What's so great about Mary?

jshore, I go to CUA right now and I remember a theology professor being denied tenure about two years ago and he left. I took one of his courses, in fact. Is that about when your friend’s prof left Catholic University?

Sorry for the hijack

Neurotik,

No…alas the one I am thinking about goes much further back. My friend would have taken the course around 1989 ± 2 years. I am spacing on the name…It is close to the tip of my tongue. Father C---- I don’t think he was denied tenure but instead was somehow barred from teaching theology or something like that (I think he probably already had tenure) and then left the university.

:slight_smile:
Actually the described mechanics are not in the Catechism – it just states that the birth did not affect Mary’s condition of Aeiparthenos (“ever-virgin”). You’re left to figure it out, and a lot of commentators have come out with explanations.

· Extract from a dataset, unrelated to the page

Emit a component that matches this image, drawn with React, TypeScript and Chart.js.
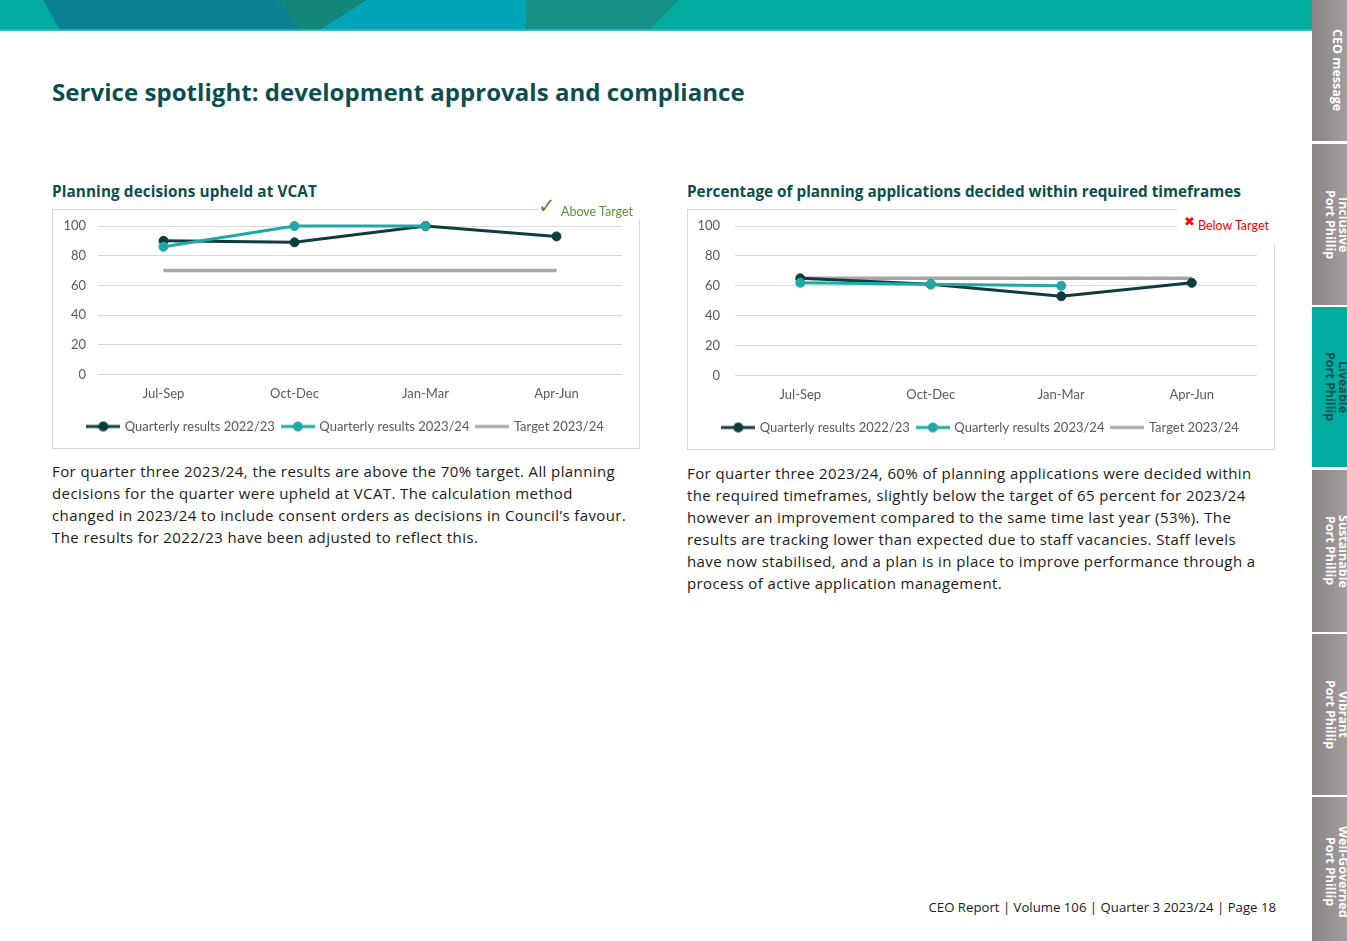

Just in case, right after that article the Catechism clarifies that her attribute has a sense of “virginity” as a State-of-Being – absolute purity in thought, feeling, action, etc., not just the immediate physical-sexual condition. (The way one of the Brothers at my school used to put it, you can be “saving it for marriage” and abstaining from any sexual contact even with yourself, yet already be the biggest slut for things of this world)

(One thing that could apply by inference --it’s not explicitly in the Catechism either-- would be that since Mary was Immaculate (not just forgiven) of Original Sin, she would be free of the burden laid upon Eve after the Fall, of painful, laborious childbirth.)